Enquanto muitos crentes ainda tratam a morte como tragédia absoluta — lamentando o que o falecido “deixou de viver” — Paulo nos exorta a pensar com olhos espirituais. Estar com Cristo é incomparavelmente melhor (Fp 1.23). Melhor que ver os filhos crescerem. Melhor que a realização de sonhos terrenos. Melhor até que ver o Palmeiras ser campeão.😅
5. Permanecer por amor à Igreja
Contudo, Paulo também vê o valor da vida presente: servir à Igreja, promover o progresso dos irmãos na fé, investir no crescimento espiritual dos crentes. Esse amor pastoral o faz inclinar-se a permanecer (Fp 1.24–25), mesmo sabendo que isso significaria mais sofrimento.
“E, convencido disto, estou certo de que ficarei e permanecerei com todos vós, para o vosso progresso e gozo da fé.” (Fp 1.25)
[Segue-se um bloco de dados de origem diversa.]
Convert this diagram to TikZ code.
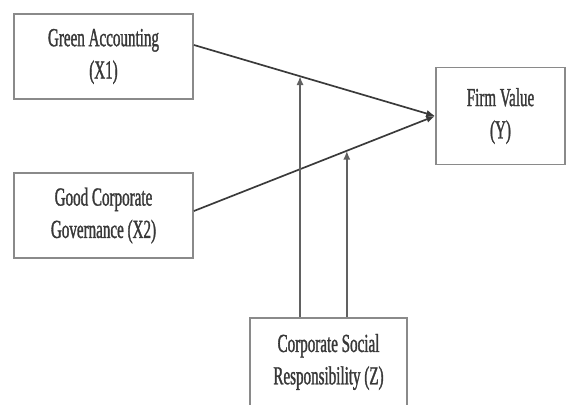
\documentclass[tikz,border=0pt]{standalone}
\usepackage{fontspec}
\setmainfont{Liberation Serif}[FakeStretch=0.58,FakeBold=1.2]
\usetikzlibrary{arrows.meta,calc,positioning}
\definecolor{mdgray}{HTML}{8A8A8A}
\definecolor{mdline}{HTML}{3A3A3A}
\definecolor{mdtext}{HTML}{383838}

\begin{document}
\begin{tikzpicture}[x=0.025cm,y=-0.025cm,
 varbox/.style={draw=mdgray,line width=1.3pt,align=center,inner sep=0pt,text=mdtext,
   font=\fontsize{18.5}{23}\selectfont},
 patharrow/.style={-{Latex[length=2.2mm,width=1.8mm]},line width=1.2pt,draw=mdline},
 modarrow/.style={-{Latex[length=2.2mm,width=1.8mm]},line width=1.2pt,draw=mdgray!70!black}
]
\clip (0,0) rectangle (567,405);
\node[varbox,minimum width=4.475cm,minimum height=2.125cm] (green) at (103.5,56.5) {Green Accounting\\(X1)};
\node[varbox,minimum width=4.475cm,minimum height=2.125cm] (gcg) at (103.5,215.5) {Good Corporate\\Governance (X2)};
\node[varbox,minimum width=3.225cm,minimum height=2.425cm] (firm) at (500.5,116) {Firm Value\\(Y)};
\node[varbox,minimum width=3.925cm,minimum height=2.2cm,anchor=north] (csr) at (328.5,317) {Corporate Social\\Responsibility (Z)};
\coordinate (meet) at (firm.west);
\draw[patharrow] (green.east |- 0,45) coordinate (ga) -- (meet);
\draw[patharrow] (gcg.east |- 0,211) coordinate (gb) -- (meet);
\coordinate (ona) at ($(ga)!0.44!(meet)$);
\coordinate (onb) at ($(gb)!0.634!(meet)$);
\draw[modarrow] (csr.north -| ona) -- (ona);
\draw[modarrow] (csr.north -| onb) -- (onb);
\end{tikzpicture}
\end{document}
É a espiritualidade da cruz, do serviço, do sacrifício. A vida vale a pena ser vivida quando é vivida com propósito e por amor.
6. Um chamado para os Filipenses — e para nós
A vida cristã não se resume em crer, mas também em viver de modo digno do Evangelho (Fp 1.27). Essa expressão, no original grego, remete ao exercício da cidadania — algo que os filipenses, como cidadãos romanos, valorizavam muito. Paulo os exorta a viver à altura da sua nova cidadania celestial (Fp 3.20).
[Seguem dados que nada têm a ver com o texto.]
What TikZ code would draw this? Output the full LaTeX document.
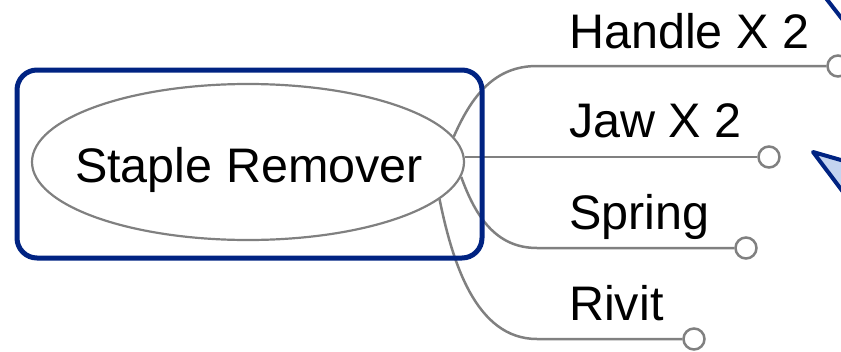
\documentclass[tikz,border=0pt]{standalone}
\usepackage{fontspec}
\setmainfont{Liberation Sans}
\usepackage{tikz}
\usetikzlibrary{shapes, arrows}
\definecolor{frameblue}{RGB}{0,35,130}
\definecolor{branchgray}{RGB}{128,128,128}
\definecolor{tipblue}{RGB}{196,212,240}
\tikzstyle{root} = [ ellipse, draw=branchgray, line width=2.2pt, minimum width=432pt, minimum height=156pt, inner sep=0pt ]
\tikzstyle{frame} = [ rectangle, draw=frameblue, line width=5pt, rounded corners=20pt, minimum width=465pt, minimum height=188pt ]
\tikzstyle{leaf} = [ anchor=base west, inner sep=0pt ]
\tikzstyle{knob} = [ circle, draw=branchgray, fill=white, line width=2.5pt, minimum size=21pt, inner sep=0pt ]
\tikzstyle{branch} = [ draw=branchgray, line width=2.5pt ]
\begin{document}
\begin{tikzpicture}[x=1pt, y=-1pt, font=\fontsize{48.5pt}{58pt}\selectfont]
\useasboundingbox (0,0) rectangle (841,351);

% Central topic
\node [root] (remover) at (248,162) {};
\node [inner sep=0pt, anchor=base] (removerText) at (249,182) {Staple Remover};

% Branches
\node [leaf] (handle) at (569,48) {Handle X 2};
\node [leaf] (jaw) at (569,137) {Jaw X 2};
\node [leaf] (spring) at (569,229) {Spring};
\node [leaf] (rivit) at (569,320) {Rivit};
\node [knob] (handleEnd) at (838,66) {};
\node [knob] (jawEnd) at (769,157) {};
\node [knob] (springEnd) at (746,248) {};
\node [knob] (rivitEnd) at (694,339) {};
\path [branch] (remover.7.6) .. controls (472,95) and (495,66) .. (537,66) -- (handleEnd.west);
\path [branch] (jawEnd.west -| remover.east) -- (jawEnd.west);
\path [branch] (remover.-4.9) .. controls (475,215) and (495,248) .. (537,248) -- (springEnd.west);
\path [branch] (remover.-11.4) .. controls (452,260) and (475,339) .. (537,339) -- (rivitEnd.west);

\node [frame] (topicFrame) at (249.5,164) {};

% Cut off shapes at the edge
\begin{scope}
\clip (0,0) rectangle (841,351);
\draw [frameblue, line width=4pt] (818,-12) -- (860,42);
\draw [frameblue, fill=tipblue, line width=4pt, line join=round] (813,152) -- (900,177) -- (880,241) -- cycle;
\end{scope}
\end{tikzpicture}
\end{document}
“Vivei acima de tudo por modo digno doevangelho de Cristo…” (Fp 1.27)
Isso significa:
• Permanecer firmes em meio às adversidades (Fp 1.27);
• Lutar juntos pela fé evangélica, contra heresias e divisões (Fp 1.27);
• Padecer por Cristo, com coragem e alegria, sabendo que isso é parte da comunhão com Ele (Fp 1.29; 3.10).
Cristãos que professam o nome do Senhor devem se apartar da iniquidade (2Tm 2.19) e viver de forma coerente com sua identidade em Cristo.
Conclusão: Uma vida com propósito eterno
O dilema de Paulo revela o segredo de uma vida cristã plena: viver com os olhos na eternidade e os pés firmes na missão. Seu exemplo nos convida a rever nossas prioridades, nosso apego à vida terrena e nosso compromisso com o Reino.
Como temos vivido? Com medo da morte ou com fé no Cristo ressurreto? Com foco nas conquistas terrenas ou no progresso da fé dos irmãos? Que possamos repetir com Paulo:
“Para mim, o viver é Cristo, e o morrer é lucro.” (Fp 1.21)
E que, até o dia em que formos chamados à glória, possamos viver por Cristo, para Cristo, e com Cristo, alegrando-nos em toda e qualquer circunstância.